Now, I don’t want people here to start hyperventilating about this statement. If Raila had become the president, Merali would have picked a Jaluo. It’s the way the game is played.
So, what’s happening to Merali? Everyone knew that he run Firestone with Moi and everyone knew that when Moi was in power, it was the Indians who were running those businesses, not people like Moi and Kulei (they just got their cut at the end of the month). Is it getting harder for Merali to extract political favors or is it just pure business as he says? (post-election violence, rising fuel costs, a more competitive economy, etc, etc).

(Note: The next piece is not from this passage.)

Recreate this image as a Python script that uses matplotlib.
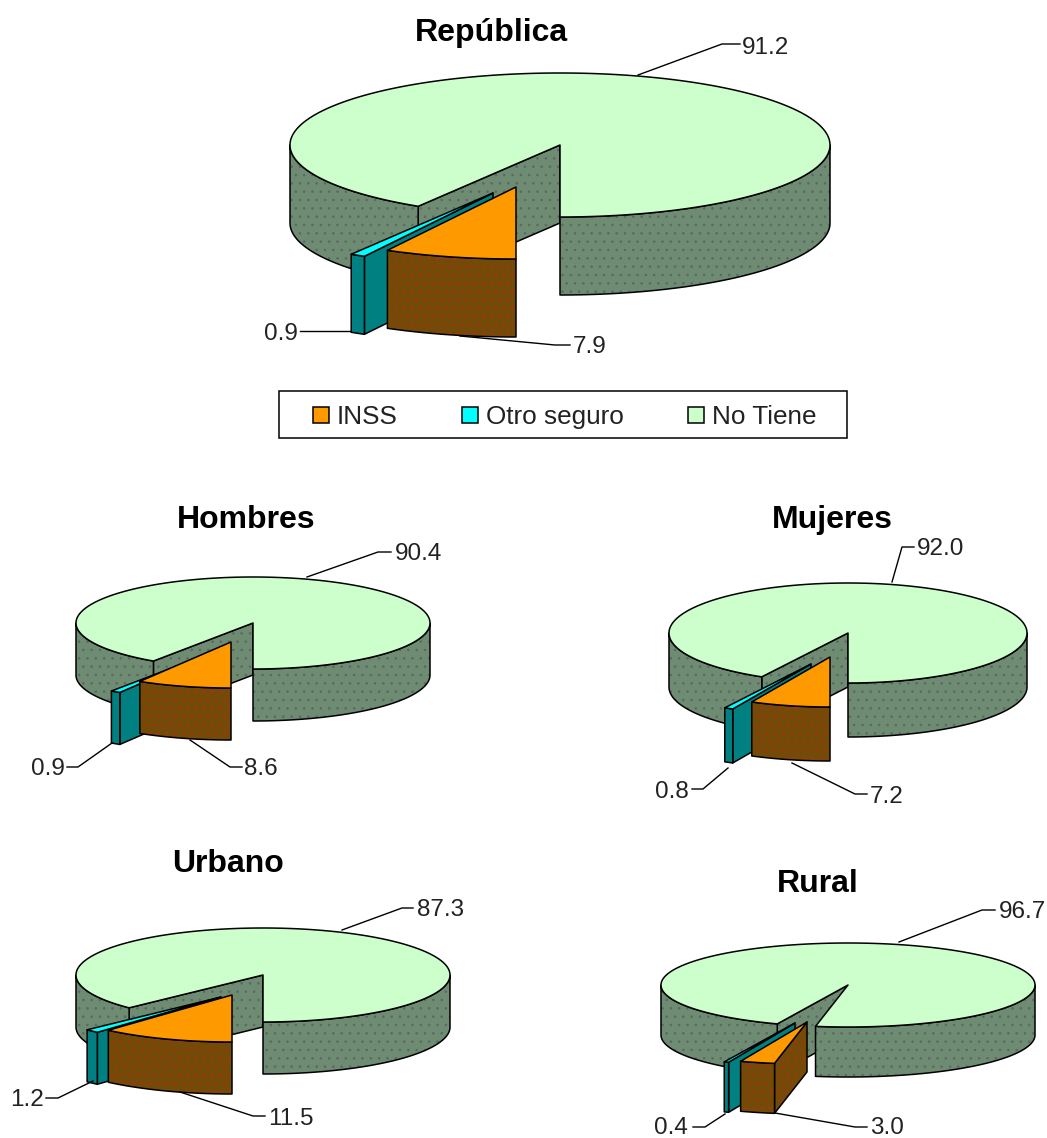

The Sameer Group website doesn’t give a lot of information about who he is. There’s also very little information on other members of the management team. Too many Kenyan “businessmen” operate in secret and it can’t be because they’re all scared of the political winds. There’s a shadiness about business in Kenya and I think it explains why the country is still so poor. When I look at the business moguls in India, it’s refreshing to see how open they are about their businesses. They talk about how they did it, they’ll tell you where they went to school, they’ll give lengthy interviews about their business practices and you can only do this if you have made your money fair and square (& this criticism is not just about Merali, it applies to 90% of the business people in Kenya).
Everyone has said that in order to reduce poverty, you have to create new wealth (this is what the Indians did with their outsourcing industry). You can’t reduce poverty through the redistribution of wealth. However, what’s been happening in Kenya for the last 40 years is very strange: Nobody talks and what that tells me is that you have a few well connected players who are grabbing what they can get and then just hiding it. This is not how a “real” economy is supposed to function. In a real economy, you are supposed to create new wealth by creating new industries in manufacturing, technology and other things like that, but you don’t see that happening in Kenya. It’s not a real economy because nothing is being created. Kenya is an agrarian society, which is fine because people need to eat, but at some point, you have to start producing something, especially if you don’t have oil or diamonds.
So, someone like Merali, is nothing more than a distributor. He doesn’t make the tires. They are made in China. All he is doing is getting a hook-up from Moi that allows him to sell tires to farmers in Kenya. Do you see why these political hook-ups are so crucial? Chris Kirubi gets the hook-up to distribute bic-pens. Those pens are not made in Kenya. They are made in China. Biwott gets the hook-up to distribute oil, but the oil doesn’t come from Kenya.
So, what the heck’s my point? if you want to get rich in Kenya, you better find a way to get the political hook-up so that you can become a distributor. Since we don’t make anything, you have to import and distribute; And of course, hope that the farmers keep making money because they are the main purchasers of these imported goods. It’s an agrarian economy afterall.